## Data supplied
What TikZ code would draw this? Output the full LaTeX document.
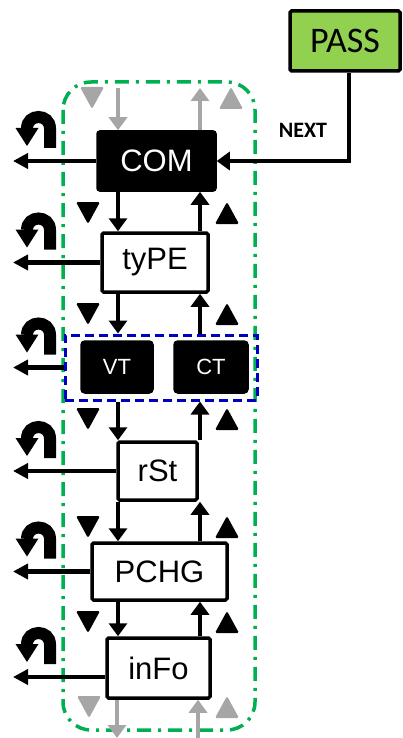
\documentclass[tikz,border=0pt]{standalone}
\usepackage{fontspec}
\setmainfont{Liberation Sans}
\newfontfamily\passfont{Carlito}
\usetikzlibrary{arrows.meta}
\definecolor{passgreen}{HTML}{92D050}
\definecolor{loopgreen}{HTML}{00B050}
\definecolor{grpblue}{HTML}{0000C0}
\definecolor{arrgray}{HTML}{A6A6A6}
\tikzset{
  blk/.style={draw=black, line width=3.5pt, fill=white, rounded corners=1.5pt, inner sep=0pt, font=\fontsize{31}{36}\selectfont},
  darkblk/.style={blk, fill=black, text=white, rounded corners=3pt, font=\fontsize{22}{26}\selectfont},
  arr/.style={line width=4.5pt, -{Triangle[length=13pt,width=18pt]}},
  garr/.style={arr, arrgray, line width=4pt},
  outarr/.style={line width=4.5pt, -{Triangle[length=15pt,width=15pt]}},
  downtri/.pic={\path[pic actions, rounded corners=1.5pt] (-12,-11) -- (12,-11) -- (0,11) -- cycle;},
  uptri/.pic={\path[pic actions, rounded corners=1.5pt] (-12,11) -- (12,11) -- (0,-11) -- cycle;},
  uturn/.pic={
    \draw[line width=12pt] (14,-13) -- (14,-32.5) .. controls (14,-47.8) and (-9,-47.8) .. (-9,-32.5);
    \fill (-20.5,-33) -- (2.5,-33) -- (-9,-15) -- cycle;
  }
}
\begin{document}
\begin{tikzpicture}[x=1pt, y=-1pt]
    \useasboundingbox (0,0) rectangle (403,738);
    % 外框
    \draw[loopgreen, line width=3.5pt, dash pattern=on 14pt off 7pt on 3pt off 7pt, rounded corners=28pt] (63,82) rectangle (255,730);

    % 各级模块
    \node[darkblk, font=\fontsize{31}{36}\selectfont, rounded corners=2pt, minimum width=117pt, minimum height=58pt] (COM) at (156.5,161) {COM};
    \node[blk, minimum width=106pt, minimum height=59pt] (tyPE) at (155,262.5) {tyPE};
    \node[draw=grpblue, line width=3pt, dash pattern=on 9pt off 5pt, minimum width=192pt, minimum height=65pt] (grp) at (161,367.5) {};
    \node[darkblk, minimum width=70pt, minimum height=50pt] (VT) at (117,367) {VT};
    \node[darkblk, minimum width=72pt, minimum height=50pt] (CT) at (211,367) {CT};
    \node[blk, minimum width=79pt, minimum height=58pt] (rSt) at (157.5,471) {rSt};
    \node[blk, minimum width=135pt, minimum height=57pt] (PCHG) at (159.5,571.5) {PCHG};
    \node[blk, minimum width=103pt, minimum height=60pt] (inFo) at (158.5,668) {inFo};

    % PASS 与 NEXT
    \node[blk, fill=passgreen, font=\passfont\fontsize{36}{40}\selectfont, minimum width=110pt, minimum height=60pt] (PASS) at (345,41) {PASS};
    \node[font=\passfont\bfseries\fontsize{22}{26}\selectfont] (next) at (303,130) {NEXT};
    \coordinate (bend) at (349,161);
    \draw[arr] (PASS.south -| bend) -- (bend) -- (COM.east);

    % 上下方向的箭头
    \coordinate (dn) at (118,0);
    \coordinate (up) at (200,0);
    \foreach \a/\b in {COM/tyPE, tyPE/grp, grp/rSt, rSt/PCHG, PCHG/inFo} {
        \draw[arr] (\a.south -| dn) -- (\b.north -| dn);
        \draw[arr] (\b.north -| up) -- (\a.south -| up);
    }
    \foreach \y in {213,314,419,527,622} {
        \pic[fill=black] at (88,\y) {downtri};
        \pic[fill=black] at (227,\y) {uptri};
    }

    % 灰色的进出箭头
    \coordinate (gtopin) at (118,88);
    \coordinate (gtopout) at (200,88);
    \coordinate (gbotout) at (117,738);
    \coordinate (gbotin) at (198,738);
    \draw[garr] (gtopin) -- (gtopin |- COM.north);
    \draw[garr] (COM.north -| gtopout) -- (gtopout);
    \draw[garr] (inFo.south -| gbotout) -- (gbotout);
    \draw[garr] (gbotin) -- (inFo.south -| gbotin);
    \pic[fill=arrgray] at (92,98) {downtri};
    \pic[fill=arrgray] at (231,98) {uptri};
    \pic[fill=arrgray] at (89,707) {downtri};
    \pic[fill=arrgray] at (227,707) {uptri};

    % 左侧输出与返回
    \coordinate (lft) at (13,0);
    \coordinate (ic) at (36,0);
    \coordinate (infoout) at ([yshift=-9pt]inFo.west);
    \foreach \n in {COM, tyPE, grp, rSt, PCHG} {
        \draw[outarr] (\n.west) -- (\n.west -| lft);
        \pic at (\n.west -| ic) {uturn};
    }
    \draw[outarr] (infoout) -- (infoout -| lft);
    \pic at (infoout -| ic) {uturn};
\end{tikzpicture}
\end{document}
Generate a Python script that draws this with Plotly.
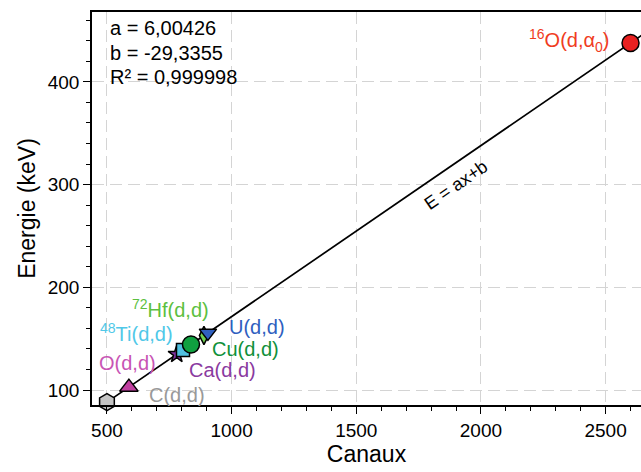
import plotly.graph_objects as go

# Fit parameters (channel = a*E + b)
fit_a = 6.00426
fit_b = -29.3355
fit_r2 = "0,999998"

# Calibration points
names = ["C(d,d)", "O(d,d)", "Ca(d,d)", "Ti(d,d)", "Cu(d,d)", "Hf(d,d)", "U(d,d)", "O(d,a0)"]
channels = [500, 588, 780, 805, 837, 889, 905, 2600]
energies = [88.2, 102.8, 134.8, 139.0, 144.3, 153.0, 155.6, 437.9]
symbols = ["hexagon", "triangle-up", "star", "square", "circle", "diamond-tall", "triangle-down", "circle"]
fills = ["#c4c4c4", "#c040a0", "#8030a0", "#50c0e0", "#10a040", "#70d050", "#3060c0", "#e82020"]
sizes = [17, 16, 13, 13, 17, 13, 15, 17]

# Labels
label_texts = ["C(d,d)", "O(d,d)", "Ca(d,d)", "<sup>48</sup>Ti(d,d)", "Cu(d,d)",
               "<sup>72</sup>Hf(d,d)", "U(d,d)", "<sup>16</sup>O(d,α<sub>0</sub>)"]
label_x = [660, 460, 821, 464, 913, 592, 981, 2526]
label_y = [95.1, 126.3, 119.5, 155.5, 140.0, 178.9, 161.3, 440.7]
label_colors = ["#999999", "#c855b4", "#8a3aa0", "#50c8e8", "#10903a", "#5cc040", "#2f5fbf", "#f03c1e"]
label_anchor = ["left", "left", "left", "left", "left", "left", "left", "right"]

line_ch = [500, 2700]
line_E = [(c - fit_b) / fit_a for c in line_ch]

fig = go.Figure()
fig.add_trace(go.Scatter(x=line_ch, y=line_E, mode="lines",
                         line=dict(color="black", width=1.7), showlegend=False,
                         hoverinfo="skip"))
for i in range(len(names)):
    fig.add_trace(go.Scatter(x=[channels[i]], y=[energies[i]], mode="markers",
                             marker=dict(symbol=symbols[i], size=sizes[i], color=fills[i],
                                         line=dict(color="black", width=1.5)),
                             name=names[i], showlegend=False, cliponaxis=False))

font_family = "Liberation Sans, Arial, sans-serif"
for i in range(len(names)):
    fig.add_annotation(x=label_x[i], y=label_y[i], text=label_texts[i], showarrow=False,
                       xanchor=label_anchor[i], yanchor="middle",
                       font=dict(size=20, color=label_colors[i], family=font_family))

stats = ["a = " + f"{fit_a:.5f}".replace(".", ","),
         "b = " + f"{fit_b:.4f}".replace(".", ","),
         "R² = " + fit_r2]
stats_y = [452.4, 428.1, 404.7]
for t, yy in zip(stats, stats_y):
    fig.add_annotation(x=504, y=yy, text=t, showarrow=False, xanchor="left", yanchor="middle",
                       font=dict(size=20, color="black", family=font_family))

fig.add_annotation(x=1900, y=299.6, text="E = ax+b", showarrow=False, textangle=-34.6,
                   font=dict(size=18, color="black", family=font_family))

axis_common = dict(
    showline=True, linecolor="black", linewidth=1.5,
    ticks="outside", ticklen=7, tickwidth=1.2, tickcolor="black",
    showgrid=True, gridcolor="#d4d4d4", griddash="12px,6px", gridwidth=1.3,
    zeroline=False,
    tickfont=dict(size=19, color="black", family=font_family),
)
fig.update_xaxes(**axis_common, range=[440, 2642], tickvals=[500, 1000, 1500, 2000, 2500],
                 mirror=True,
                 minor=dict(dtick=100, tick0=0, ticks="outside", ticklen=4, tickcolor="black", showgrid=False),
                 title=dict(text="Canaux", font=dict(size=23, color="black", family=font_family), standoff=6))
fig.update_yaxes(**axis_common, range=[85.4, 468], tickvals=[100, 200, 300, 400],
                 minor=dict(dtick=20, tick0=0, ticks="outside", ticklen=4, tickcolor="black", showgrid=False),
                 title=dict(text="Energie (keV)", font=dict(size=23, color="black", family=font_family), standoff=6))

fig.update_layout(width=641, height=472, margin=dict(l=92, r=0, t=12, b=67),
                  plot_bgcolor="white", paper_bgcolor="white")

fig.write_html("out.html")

## What is asked
Everything above from the line with "Generate a Python" through the line with "sizes = [17, 16, 13, 13, 17, 13, 15, 17]" should be retyped exactly, and nothing else; omit pictures.

## Final result
Generate a Python script that draws this with Plotly.
import plotly.graph_objects as go

# Fit parameters (channel = a*E + b)
fit_a = 6.00426
fit_b = -29.3355
fit_r2 = "0,999998"

# Calibration points
names = ["C(d,d)", "O(d,d)", "Ca(d,d)", "Ti(d,d)", "Cu(d,d)", "Hf(d,d)", "U(d,d)", "O(d,a0)"]
channels = [500, 588, 780, 805, 837, 889, 905, 2600]
energies = [88.2, 102.8, 134.8, 139.0, 144.3, 153.0, 155.6, 437.9]
symbols = ["hexagon", "triangle-up", "star", "square", "circle", "diamond-tall", "triangle-down", "circle"]
fills = ["#c4c4c4", "#c040a0", "#8030a0", "#50c0e0", "#10a040", "#70d050", "#3060c0", "#e82020"]
sizes = [17, 16, 13, 13, 17, 13, 15, 17]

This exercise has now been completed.